The New Lawyer Chronicles: an out-of-state attorney’s advice on how to find your niche in Massachusetts

By Sara Horatius posted Thu January 09,2014 03:38 PM


Blog # 1: “If I knew before the obstacles that I would have to endure in becoming an attorney I probably would…”

Dear Jeni,

You are probably wondering why I am addressing this blog to a person named Jeni, short for Jennifer. I’ll get to that in a moment, but first let me introduce myself. My name is Sara Horatius. I recently passed the Massachusetts bar exam in July 2013 and I was admitted as a licensed Massachusetts attorney in November 2013. I like to describe myself as an “out-of-state” attorney because I did not start my legal path in Massachusetts, but in Delaware.

I was born and raised in Boston, more specifically in the town of Mattapan.
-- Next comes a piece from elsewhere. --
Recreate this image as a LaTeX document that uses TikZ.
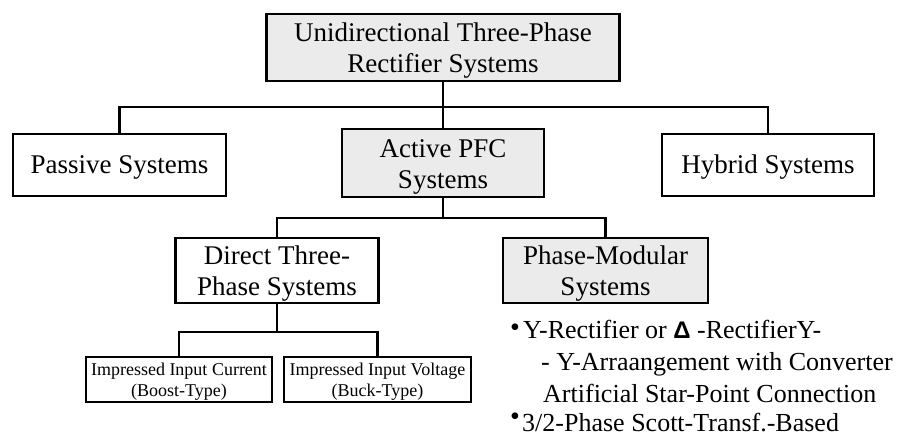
\documentclass[tikz,border=0pt]{standalone}
\usepackage{fontspec}
\setmainfont{Liberation Serif}
\newfontfamily\symfont{Liberation Sans}
\definecolor{boxgray}{RGB}{235,235,235}
\begin{document}
\begin{tikzpicture}[x=1pt,y=-1pt,
  box/.style={draw=black,line width=2.4pt,inner sep=0pt,align=center,
    font=\fontsize{27}{31}\selectfont},
  one/.style={text height=18pt,text depth=2pt},
  two/.style={text height=52pt,text depth=2pt},
  graybox/.style={box,fill=boxgray},
  smallbox/.style={box,font=\fontsize{18}{21}\selectfont,text height=35pt,text depth=2pt},
  conn/.style={line width=2.4pt},
  dot/.style={anchor=base,inner sep=0pt,font=\fontsize{28}{28}\selectfont},
  bul/.style={anchor=base west,inner sep=0pt,font=\fontsize{26}{32}\selectfont}]
\useasboundingbox (0,0) rectangle (899,441);
% level 0
\node[graybox,two,minimum width=353pt,minimum height=67pt] (top) at (443,47.5)
  {Unidirectional Three-Phase\\Rectifier Systems};
% level 1
\node[box,one,minimum width=213pt,minimum height=62pt] (passive) at (119.5,165) {Passive Systems};
\node[graybox,two,minimum width=202pt,minimum height=68pt] (active) at (443,163) {Active PFC\\Systems};
\node[box,one,minimum width=212pt,minimum height=62pt] (hybrid) at (768,165) {Hybrid Systems};
% level 2
\node[box,two,minimum width=203pt,minimum height=65pt] (direct) at (277,270.5) {Direct Three-\\Phase Systems};
\node[graybox,two,minimum width=205pt,minimum height=65pt] (phasemod) at (605.5,270.5) {Phase-Modular\\Systems};
% level 3
\node[smallbox,minimum width=186pt,minimum height=45pt] (current) at (179,379.5)
  {Impressed Input Current\\(Boost-Type)};
\node[smallbox,minimum width=187pt,minimum height=45pt] (voltage) at (377.5,379.5)
  {Impressed Input Voltage\\(Buck-Type)};
% junctions
\coordinate (h1) at (443,107);
\coordinate (h2) at (443,218);
\coordinate (h3) at (277,332);
% connectors
\draw[conn] (top.south) -- (active.north);
\draw[conn] (passive.north) |- (h1) -| (hybrid.north);
\draw[conn] (active.south) -- (h2);
\draw[conn] (direct.north) |- (h2) -| (phasemod.north);
\draw[conn] (direct.south) -- (h3);
\draw[conn] (current.north) |- (h3) -| (voltage.north);
% bullet list
\node[dot] (b1) at (515,336) {\textbullet};
\node[bul] (l1) at (523,338) {Y-Rectifier or {\symfont\bfseries\fontsize{24}{30}\selectfont Δ} -RectifierY-};
\node[bul] (l2) at (541,370) {- Y-Arraangement with Converter};
\node[bul] (l3) at (543,402) {Artificial Star-Point Connection};
\node[dot] (b2) at (515,425) {\textbullet};
\node[bul] (l4) at (522,431) {3/2-Phase Scott-Transf.-Based};
\end{tikzpicture}
\end{document}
I attended Boston Latin Academy high school and during my sophomore year I had made up my mind that I would go out of the state for college and I already knew which college I would attend; Temple University in Philadelphia, PA. So that is exactly what I did. I went to Temple University and I majored in Philosophy with a concentration in Pre-law. After college, I had determined to go off to law school, but I didn’t want to return back to MA as of yet so I decided to jump start my legal career in Delaware at the Widener University School of Law.

Attending Widener Law School was such an amazing experience that I would never change for any other, but after those three long, grueling years in law school and in Delaware I told myself that I needed to go back home. So here I am home again in the wonderful and extremely cold city of Boston, but I found myself back home as an attorney not knowing anything about the legal community in Massachusetts.
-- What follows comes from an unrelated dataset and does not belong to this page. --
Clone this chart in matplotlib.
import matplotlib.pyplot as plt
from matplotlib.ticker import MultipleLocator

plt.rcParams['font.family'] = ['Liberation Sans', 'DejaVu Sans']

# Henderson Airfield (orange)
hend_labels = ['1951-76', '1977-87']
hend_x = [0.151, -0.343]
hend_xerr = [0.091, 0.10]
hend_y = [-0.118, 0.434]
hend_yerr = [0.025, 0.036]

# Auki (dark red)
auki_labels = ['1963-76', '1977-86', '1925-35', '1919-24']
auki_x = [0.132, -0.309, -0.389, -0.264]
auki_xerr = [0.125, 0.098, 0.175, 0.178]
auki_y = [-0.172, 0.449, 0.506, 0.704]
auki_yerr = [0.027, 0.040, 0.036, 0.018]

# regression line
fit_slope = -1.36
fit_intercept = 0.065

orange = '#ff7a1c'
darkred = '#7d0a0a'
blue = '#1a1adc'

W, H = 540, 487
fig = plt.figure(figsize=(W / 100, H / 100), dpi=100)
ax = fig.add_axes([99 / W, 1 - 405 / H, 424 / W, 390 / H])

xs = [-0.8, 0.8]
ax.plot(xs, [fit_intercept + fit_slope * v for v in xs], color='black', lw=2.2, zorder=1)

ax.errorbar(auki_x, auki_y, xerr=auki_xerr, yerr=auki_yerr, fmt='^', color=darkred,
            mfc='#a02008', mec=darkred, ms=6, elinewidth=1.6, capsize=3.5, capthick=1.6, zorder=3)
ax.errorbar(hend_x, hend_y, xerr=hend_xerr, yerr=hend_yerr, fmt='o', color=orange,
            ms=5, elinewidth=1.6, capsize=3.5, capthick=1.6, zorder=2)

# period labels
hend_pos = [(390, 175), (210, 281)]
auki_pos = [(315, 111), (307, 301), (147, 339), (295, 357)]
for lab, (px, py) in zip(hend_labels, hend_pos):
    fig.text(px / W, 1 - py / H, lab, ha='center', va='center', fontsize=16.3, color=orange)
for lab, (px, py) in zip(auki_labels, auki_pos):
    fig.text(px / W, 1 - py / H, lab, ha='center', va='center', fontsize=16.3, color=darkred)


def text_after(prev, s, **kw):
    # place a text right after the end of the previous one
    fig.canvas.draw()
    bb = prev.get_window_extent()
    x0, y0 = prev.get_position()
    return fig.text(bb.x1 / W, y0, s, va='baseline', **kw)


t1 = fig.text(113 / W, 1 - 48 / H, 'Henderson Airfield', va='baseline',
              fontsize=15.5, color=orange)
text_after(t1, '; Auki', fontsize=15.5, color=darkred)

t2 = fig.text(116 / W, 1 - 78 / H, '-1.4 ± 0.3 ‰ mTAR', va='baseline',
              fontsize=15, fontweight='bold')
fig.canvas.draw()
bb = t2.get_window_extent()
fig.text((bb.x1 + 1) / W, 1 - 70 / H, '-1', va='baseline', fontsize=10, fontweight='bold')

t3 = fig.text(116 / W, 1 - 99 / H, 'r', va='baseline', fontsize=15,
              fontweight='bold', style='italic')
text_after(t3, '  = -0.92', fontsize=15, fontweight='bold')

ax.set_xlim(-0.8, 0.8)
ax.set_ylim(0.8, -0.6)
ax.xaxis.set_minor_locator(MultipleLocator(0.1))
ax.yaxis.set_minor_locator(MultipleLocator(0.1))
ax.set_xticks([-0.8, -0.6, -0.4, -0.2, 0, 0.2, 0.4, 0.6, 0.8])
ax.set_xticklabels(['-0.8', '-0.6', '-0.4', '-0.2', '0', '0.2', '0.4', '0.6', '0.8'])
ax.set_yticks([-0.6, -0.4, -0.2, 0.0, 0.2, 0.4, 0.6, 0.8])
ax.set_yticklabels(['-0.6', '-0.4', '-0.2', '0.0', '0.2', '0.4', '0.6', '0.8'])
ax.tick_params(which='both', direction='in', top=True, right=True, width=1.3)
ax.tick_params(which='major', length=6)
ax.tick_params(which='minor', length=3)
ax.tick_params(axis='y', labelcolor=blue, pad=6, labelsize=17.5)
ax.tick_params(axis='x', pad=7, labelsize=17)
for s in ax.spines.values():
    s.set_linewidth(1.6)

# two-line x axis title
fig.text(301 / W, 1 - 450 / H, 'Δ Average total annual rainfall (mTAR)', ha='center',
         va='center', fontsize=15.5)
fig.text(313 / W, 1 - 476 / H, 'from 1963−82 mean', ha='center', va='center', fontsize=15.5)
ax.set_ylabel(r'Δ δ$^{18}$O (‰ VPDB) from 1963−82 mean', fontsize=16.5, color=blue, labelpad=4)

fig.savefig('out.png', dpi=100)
Fast track to Jeni; Jennifer is my best friend.  She grew up in Cambridge, MA, she attended Cambridge Rindge and Latin high school and she went off to Boston College. She too had dreams of going to law school and after graduating from BC she worked for a Bankruptcy Law Firm for about two years. During my first year at Widener I had somehow convinced Jen to apply to Widener and she did and luckily she got in. So here we were, after being separated from each other for about 5 years, the two best friends were together again fulfilling our dreams of becoming attorneys. Even though I was a year ahead in law school I told Jen that when I graduate I would go back to our state and learn the "ins and outs" of being a Massachusetts attorney so that when she graduates and returns to MA that I would let her know everything there is to know about being a Massachusetts attorney.
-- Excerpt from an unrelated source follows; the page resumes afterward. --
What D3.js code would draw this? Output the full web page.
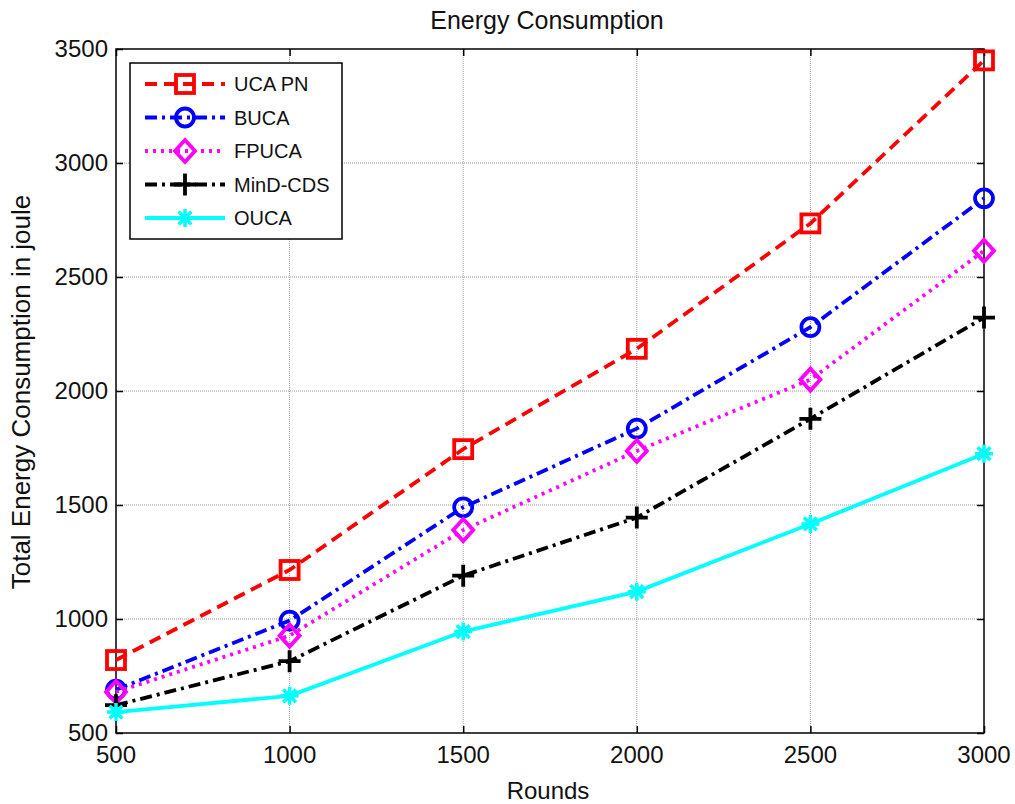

So here I am and I have to tell you this Jen, it is tough. Let me summarize what I have experienced thus far:

First, the Mass Bar Exam: Hmmm, how can I describe the bar exam…I would like to describe the bar exam as law school on steroids. Here is another way to imagine what the bar exam will be like. Imagine doing 3 years of law school in only 3 months. How stressful is the bar exam you ask, I would say that you would be as stress out as people get when the Department of Homeland Security’s Advisory System moves the terrorist threat level to severe red! Alright, I am exaggerating, but I would say that the bar exam is no joke and you must be prepared for stressful nights and probably having frequent episodes of insomnia.

Second, The Job search: unless you find a job before you graduate from law school, looking for work in MA will be another obstacle that you will face. I know this because I came back to MA without any job prospects. What I am noticing is that there are more unemployed attorneys now than before we went to law school. More and more attorneys are graduating from law school and not finding work. Moreover, there are many attorneys who have been practicing for years who are now out of work. Yes, this will be a tough journey for you when you graduate especially when Sallie Mae start knocking on your door; however, believe it or not apart from low levels of attorney jobs in MA and all across the US, I still have hope in finding my dream job.

Third, Networking: I know for a fact that we are both introverts, and the idea of having to meet new people always causes our stomachs to churn. But let me tell you this, if you want to jump start your career as an attorney in Massachusetts you are going to have to “shake hands with your fellow colleagues.” Even though I hate to network, I’m learning more and more that networking is one of the keys to unlock the door to the lawyer world. Networking can lead to volunteer opportunities, finding a lawyer who can mentor you, and even employment. Believe me you will hate it at first, but after a few tries you will actually love it.

So here are a few "ins and outs" about being a Massachusetts attorney. Now, I cannot tell you all the "ins and outs" in this one blog entry, so that is why I have decided to document my experiences for you in this blog series so that when you get here you will have all the information that you will need to jump start your legal career. And for any other “Jennifers” out there whether you too are an out of state attorney admitted to the MA bar and wanting to practice here or a recent graduate who too is trying to find your niche in this legal world, I hope that you find these blogs informative, but most importantly encouraging.

Oh yeah, I almost forgot. In the beginning of this blog I had asked the question, “If I knew before the obstacles that I would have to endure in becoming an attorney I probably would STILL HAVE GONE DOWN THIS ROUTE. Becoming a lawyer has always been a dream of mine and here I am, Sara Horatius, Esq. And despite all these obstacles that I’ve been through and am currently going through it is all worth it because it has shown me the reality of my favorite quote

It has to get pretty dark before you can see the stars.” (Martin Luther King Jr.)